The Liverpool comebacks – how do they force opponents into late errors so often?
Jurgen Klopp's "Mentality Monsters" may sound silly, but it has helped to reinforce a persona around his team that can give them a psychological edge
Sadio Mane’s late header at Villa Park was further proof of Liverpool’s powers of recovery. Three days on from clawing back that late deficit to Arsenal in the EFL Cup and less than a week after winning from a goal down against Tottenham, Jurgen Klopp’s players were at it again.
And that, of course, will encourage another round of whimsy. The "Mentality Monsters" brand that Klopp founded is particularly effective within Liverpool’s fanbase, mainly because it’s so susceptible to that kind of ethereal stargazing.
The result is an increasingly firm belief in destiny and fate and all the other romantic energies which tend not to have a place in modern football. As time goes on, though, and this team’s reputation for snatching results grows, the more plausible a non-literal explanation actually becomes.

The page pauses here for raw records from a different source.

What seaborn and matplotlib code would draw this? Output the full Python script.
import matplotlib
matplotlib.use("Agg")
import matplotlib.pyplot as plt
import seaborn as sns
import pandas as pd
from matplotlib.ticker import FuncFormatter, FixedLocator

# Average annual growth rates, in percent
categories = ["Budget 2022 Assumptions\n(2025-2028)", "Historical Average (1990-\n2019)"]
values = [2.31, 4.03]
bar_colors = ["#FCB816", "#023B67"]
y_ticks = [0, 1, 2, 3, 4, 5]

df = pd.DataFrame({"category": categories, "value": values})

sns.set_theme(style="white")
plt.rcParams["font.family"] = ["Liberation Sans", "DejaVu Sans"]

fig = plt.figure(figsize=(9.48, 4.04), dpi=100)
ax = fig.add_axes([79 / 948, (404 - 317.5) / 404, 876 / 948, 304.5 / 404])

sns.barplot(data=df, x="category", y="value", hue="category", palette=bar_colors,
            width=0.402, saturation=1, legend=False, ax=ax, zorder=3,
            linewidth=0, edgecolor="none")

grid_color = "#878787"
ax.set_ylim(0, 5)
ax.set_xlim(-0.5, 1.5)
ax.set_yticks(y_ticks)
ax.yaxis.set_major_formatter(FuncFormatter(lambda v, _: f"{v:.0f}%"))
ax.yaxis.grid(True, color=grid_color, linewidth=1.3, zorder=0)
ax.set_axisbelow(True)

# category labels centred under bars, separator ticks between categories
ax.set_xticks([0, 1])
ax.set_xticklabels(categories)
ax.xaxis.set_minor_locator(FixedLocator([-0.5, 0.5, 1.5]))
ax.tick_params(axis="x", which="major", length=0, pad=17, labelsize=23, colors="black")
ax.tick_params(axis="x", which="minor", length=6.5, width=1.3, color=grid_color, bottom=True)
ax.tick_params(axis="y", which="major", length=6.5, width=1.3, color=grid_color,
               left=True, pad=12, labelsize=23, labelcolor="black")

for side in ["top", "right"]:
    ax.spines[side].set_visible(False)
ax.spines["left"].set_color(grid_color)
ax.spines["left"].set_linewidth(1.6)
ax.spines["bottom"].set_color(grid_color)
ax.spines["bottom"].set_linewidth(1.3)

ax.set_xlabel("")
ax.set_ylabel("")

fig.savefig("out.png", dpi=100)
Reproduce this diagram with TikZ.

Mentality Monsters? Alliterative, simple; that sounds like something which has been workshopped. It’s not a phrase which would roll off the tongue of anyone speaking English as a second language, so it had to be by design – a made-for-social media soundbite and an easy hashtag. Maybe that's too cynical, but it's certainly not a surprise that something so important to Liverpool's revival has acquired such a clever frame.
Whatever the case, this is an area of Klopp’s work which warrants more acclaim. His first great installation was Liverpool’s shape and tactical approach. First came the knowledge, then the conditioning, then the marriage of the two to power the fearsome gegenpress.
To supplement that, though, Klopp has been busy finessing a reputation which, over time, has become equally fundamental.
December 2015 might have been his low point in English football. Following a 2-2 draw with West Brom at Anfield, Klopp marched his players to the Kop to celebrate a rescued point and - naturally - he was ridiculed for it, coming as close to parody as he ever would again.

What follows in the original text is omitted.